> _DATA_
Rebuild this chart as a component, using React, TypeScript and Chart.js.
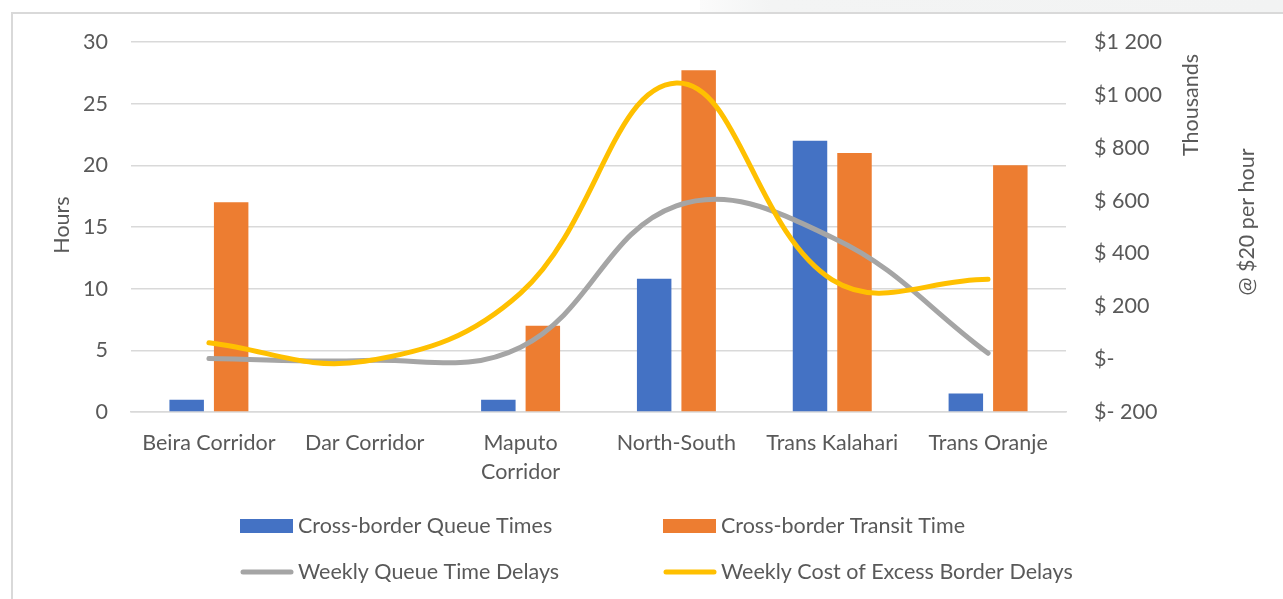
import React, { useEffect, useRef } from "react";
import { Chart, registerables } from "chart.js";

Chart.register(...registerables);

const categories: (string | string[])[] = [
  "Beira Corridor",
  "Dar Corridor",
  ["Maputo", "Corridor"],
  "North-South",
  "Trans Kalahari",
  "Trans Oranje",
];
const queueTimes = [1, 0, 1, 10.8, 22, 1.5];
const transitTimes = [17, 0, 7, 27.7, 21, 20];
const weeklyQueueDelays = [2, -5, 45, 580, 460, 22];
const weeklyCost = [62, -8, 250, 1045, 300, 302];

const leftTicks = { min: 0, max: 30, step: 5 };
const rightTicks = { min: -200, max: 1200, step: 200 };

const FONT = "Lato, 'Liberation Sans', sans-serif";
const FS = 21.5;
const TEXT = "#595959";

function money(v: number): string {
  const fmt = (n: number) =>
    n >= 1000 ? Math.floor(n / 1000) + " " + String(n % 1000).padStart(3, "0") : String(n);
  if (v === 0) return "$-";
  if (v < 0) return "$- " + fmt(-v);
  if (v >= 1000) return "$" + fmt(v);
  return "$ " + fmt(v);
}

const decorPlugin = {
  id: "decor",
  afterDraw(chart: any) {
    const ctx = chart.ctx as CanvasRenderingContext2D;
    ctx.save();
    ctx.fillStyle = TEXT;
    ctx.font = `${FS}px ${FONT}`;
    ctx.textAlign = "center";
    ctx.textBaseline = "middle";
    const rot = (text: string, x: number, y: number) => {
      ctx.save();
      ctx.translate(x, y);
      ctx.rotate(-Math.PI / 2);
      ctx.fillText(text, 0, 0);
      ctx.restore();
    };
    rot("Hours", 62, 225);
    rot("Thousands", 1191, 105);
    rot("@ $20 per hour", 1247, 222);

    // legend
    const ds = chart.data.datasets;
    const pos = [
      [240, 526],
      [663, 526],
      [240, 572],
      [663, 572],
    ];
    ctx.textAlign = "left";
    ds.forEach((d: any, i: number) => {
      const [x, y] = pos[i];
      if (d.type === "line") {
        ctx.strokeStyle = d.borderColor;
        ctx.lineWidth = 5;
        ctx.lineCap = "round";
        ctx.beginPath();
        ctx.moveTo(x + 3, y);
        ctx.lineTo(x + 51, y);
        ctx.stroke();
      } else {
        ctx.fillStyle = d.backgroundColor;
        ctx.fillRect(x, y - 7, 53, 14);
      }
      ctx.fillStyle = TEXT;
      ctx.fillText(d.label, x + 58, y);
    });
    ctx.restore();
  },
};

export default function App() {
  const ref = useRef<HTMLCanvasElement | null>(null);

  useEffect(() => {
    if (!ref.current) return;
    const chart = new Chart(ref.current, {
      type: "bar",
      data: {
        labels: categories as any,
        datasets: [
          {
            type: "bar",
            label: "Cross-border Queue Times",
            data: queueTimes,
            backgroundColor: "#4472C4",
            borderWidth: 0,
            yAxisID: "y",
            order: 2,
            categoryPercentage: 0.571,
            barPercentage: 0.775,
          },
          {
            type: "bar",
            label: "Cross-border Transit Time",
            data: transitTimes,
            backgroundColor: "#ED7D31",
            borderWidth: 0,
            yAxisID: "y",
            order: 2,
            categoryPercentage: 0.571,
            barPercentage: 0.775,
          },
          {
            type: "line",
            label: "Weekly Queue Time Delays",
            data: weeklyQueueDelays,
            borderColor: "#A5A5A5",
            backgroundColor: "#A5A5A5",
            borderWidth: 5,
            borderCapStyle: "round",
            pointRadius: 0,
            tension: 0.4,
            yAxisID: "y1",
            order: 1,
          },
          {
            type: "line",
            label: "Weekly Cost of Excess Border Delays",
            data: weeklyCost,
            borderColor: "#FFC000",
            backgroundColor: "#FFC000",
            borderWidth: 5,
            borderCapStyle: "round",
            pointRadius: 0,
            tension: 0.4,
            yAxisID: "y1",
            order: 0,
          },
        ] as any,
      },
      options: {
        responsive: false,
        animation: false,
        devicePixelRatio: 1,
        layout: { padding: { top: 42, bottom: 87, left: 0, right: 0 } },
        plugins: {
          legend: { display: false },
          tooltip: { enabled: false },
        },
        scales: {
          x: {
            grid: { display: false },
            border: { display: true, color: "#d9d9d9", width: 1.5 },
            ticks: {
              color: TEXT,
              font: { family: FONT, size: FS, lineHeight: 1.35 },
              padding: 9,
              maxRotation: 0,
              autoSkip: false,
            },
            afterFit: (s: any) => {
              s.height = 100;
            },
          },
          y: {
            position: "left",
            min: leftTicks.min,
            max: leftTicks.max,
            ticks: {
              stepSize: leftTicks.step,
              color: TEXT,
              font: { family: FONT, size: FS },
              padding: 23,
            },
            grid: { color: "#d9d9d9", lineWidth: 1.5, drawTicks: false },
            border: { display: false },
            afterFit: (s: any) => {
              s.width = 131;
            },
          },
          y1: {
            position: "right",
            min: rightTicks.min,
            max: rightTicks.max,
            ticks: {
              stepSize: rightTicks.step,
              color: TEXT,
              font: { family: FONT, size: FS },
              padding: 28,
              callback: (v: any) => money(Number(v)),
            },
            grid: { display: false, drawTicks: false },
            border: { display: false },
            afterFit: (s: any) => {
              s.width = 217;
            },
          },
        },
      } as any,
      plugins: [decorPlugin],
    });
    return () => chart.destroy();
  }, []);

  return (
    <div
      style={{
        position: "fixed",
        left: 0,
        top: 0,
        width: 1283,
        height: 599,
        background: "#ffffff",
        overflow: "hidden",
      }}
    >
      <div
        style={{
          position: "absolute",
          left: 700,
          top: 0,
          width: 583,
          height: 12,
          background: "linear-gradient(90deg, #fbfbfb 0%, #f3f4f4 12%, #f2f3f3 100%)",
        }}
      />
      <div
        style={{
          position: "absolute",
          left: 11,
          top: 12,
          width: 1300,
          height: 620,
          borderLeft: "2px solid #d9d9d9",
          borderTop: "2px solid #d9d9d9",
        }}
      />
      <canvas
        ref={ref}
        width={1283}
        height={599}
        style={{ position: "absolute", left: 0, top: 0 }}
      />
    </div>
  );
}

> _REQUEST_
Set down all the data again exactly as above, pictures excluded.

> _EXERCISE SOLUTION_
Rebuild this chart as a component, using React, TypeScript and Chart.js.
import React, { useEffect, useRef } from "react";
import { Chart, registerables } from "chart.js";

Chart.register(...registerables);

const categories: (string | string[])[] = [
  "Beira Corridor",
  "Dar Corridor",
  ["Maputo", "Corridor"],
  "North-South",
  "Trans Kalahari",
  "Trans Oranje",
];
const queueTimes = [1, 0, 1, 10.8, 22, 1.5];
const transitTimes = [17, 0, 7, 27.7, 21, 20];
const weeklyQueueDelays = [2, -5, 45, 580, 460, 22];
const weeklyCost = [62, -8, 250, 1045, 300, 302];

const leftTicks = { min: 0, max: 30, step: 5 };
const rightTicks = { min: -200, max: 1200, step: 200 };

const FONT = "Lato, 'Liberation Sans', sans-serif";
const FS = 21.5;
const TEXT = "#595959";

function money(v: number): string {
  const fmt = (n: number) =>
    n >= 1000 ? Math.floor(n / 1000) + " " + String(n % 1000).padStart(3, "0") : String(n);
  if (v === 0) return "$-";
  if (v < 0) return "$- " + fmt(-v);
  if (v >= 1000) return "$" + fmt(v);
  return "$ " + fmt(v);
}

const decorPlugin = {
  id: "decor",
  afterDraw(chart: any) {
    const ctx = chart.ctx as CanvasRenderingContext2D;
    ctx.save();
    ctx.fillStyle = TEXT;
    ctx.font = `${FS}px ${FONT}`;
    ctx.textAlign = "center";
    ctx.textBaseline = "middle";
    const rot = (text: string, x: number, y: number) => {
      ctx.save();
      ctx.translate(x, y);
      ctx.rotate(-Math.PI / 2);
      ctx.fillText(text, 0, 0);
      ctx.restore();
    };
    rot("Hours", 62, 225);
    rot("Thousands", 1191, 105);
    rot("@ $20 per hour", 1247, 222);

    // legend
    const ds = chart.data.datasets;
    const pos = [
      [240, 526],
      [663, 526],
      [240, 572],
      [663, 572],
    ];
    ctx.textAlign = "left";
    ds.forEach((d: any, i: number) => {
      const [x, y] = pos[i];
      if (d.type === "line") {
        ctx.strokeStyle = d.borderColor;
        ctx.lineWidth = 5;
        ctx.lineCap = "round";
        ctx.beginPath();
        ctx.moveTo(x + 3, y);
        ctx.lineTo(x + 51, y);
        ctx.stroke();
      } else {
        ctx.fillStyle = d.backgroundColor;
        ctx.fillRect(x, y - 7, 53, 14);
      }
      ctx.fillStyle = TEXT;
      ctx.fillText(d.label, x + 58, y);
    });
    ctx.restore();
  },
};

export default function App() {
  const ref = useRef<HTMLCanvasElement | null>(null);

  useEffect(() => {
    if (!ref.current) return;
    const chart = new Chart(ref.current, {
      type: "bar",
      data: {
        labels: categories as any,
        datasets: [
          {
            type: "bar",
            label: "Cross-border Queue Times",
            data: queueTimes,
            backgroundColor: "#4472C4",
            borderWidth: 0,
            yAxisID: "y",
            order: 2,
            categoryPercentage: 0.571,
            barPercentage: 0.775,
          },
          {
            type: "bar",
            label: "Cross-border Transit Time",
            data: transitTimes,
            backgroundColor: "#ED7D31",
            borderWidth: 0,
            yAxisID: "y",
            order: 2,
            categoryPercentage: 0.571,
            barPercentage: 0.775,
          },
          {
            type: "line",
            label: "Weekly Queue Time Delays",
            data: weeklyQueueDelays,
            borderColor: "#A5A5A5",
            backgroundColor: "#A5A5A5",
            borderWidth: 5,
            borderCapStyle: "round",
            pointRadius: 0,
            tension: 0.4,
            yAxisID: "y1",
            order: 1,
          },
          {
            type: "line",
            label: "Weekly Cost of Excess Border Delays",
            data: weeklyCost,
            borderColor: "#FFC000",
            backgroundColor: "#FFC000",
            borderWidth: 5,
            borderCapStyle: "round",
            pointRadius: 0,
            tension: 0.4,
            yAxisID: "y1",
            order: 0,
          },
        ] as any,
      },
      options: {
        responsive: false,
        animation: false,
        devicePixelRatio: 1,
        layout: { padding: { top: 42, bottom: 87, left: 0, right: 0 } },
        plugins: {
          legend: { display: false },
          tooltip: { enabled: false },
        },
        scales: {
          x: {
            grid: { display: false },
            border: { display: true, color: "#d9d9d9", width: 1.5 },
            ticks: {
              color: TEXT,
              font: { family: FONT, size: FS, lineHeight: 1.35 },
              padding: 9,
              maxRotation: 0,
              autoSkip: false,
            },
            afterFit: (s: any) => {
              s.height = 100;
            },
          },
          y: {
            position: "left",
            min: leftTicks.min,
            max: leftTicks.max,
            ticks: {
              stepSize: leftTicks.step,
              color: TEXT,
              font: { family: FONT, size: FS },
              padding: 23,
            },
            grid: { color: "#d9d9d9", lineWidth: 1.5, drawTicks: false },
            border: { display: false },
            afterFit: (s: any) => {
              s.width = 131;
            },
          },
          y1: {
            position: "right",
            min: rightTicks.min,
            max: rightTicks.max,
            ticks: {
              stepSize: rightTicks.step,
              color: TEXT,
              font: { family: FONT, size: FS },
              padding: 28,
              callback: (v: any) => money(Number(v)),
            },
            grid: { display: false, drawTicks: false },
            border: { display: false },
            afterFit: (s: any) => {
              s.width = 217;
            },
          },
        },
      } as any,
      plugins: [decorPlugin],
    });
    return () => chart.destroy();
  }, []);

  return (
    <div
      style={{
        position: "fixed",
        left: 0,
        top: 0,
        width: 1283,
        height: 599,
        background: "#ffffff",
        overflow: "hidden",
      }}
    >
      <div
        style={{
          position: "absolute",
          left: 700,
          top: 0,
          width: 583,
          height: 12,
          background: "linear-gradient(90deg, #fbfbfb 0%, #f3f4f4 12%, #f2f3f3 100%)",
        }}
      />
      <div
        style={{
          position: "absolute",
          left: 11,
          top: 12,
          width: 1300,
          height: 620,
          borderLeft: "2px solid #d9d9d9",
          borderTop: "2px solid #d9d9d9",
        }}
      />
      <canvas
        ref={ref}
        width={1283}
        height={599}
        style={{ position: "absolute", left: 0, top: 0 }}
      />
    </div>
  );
}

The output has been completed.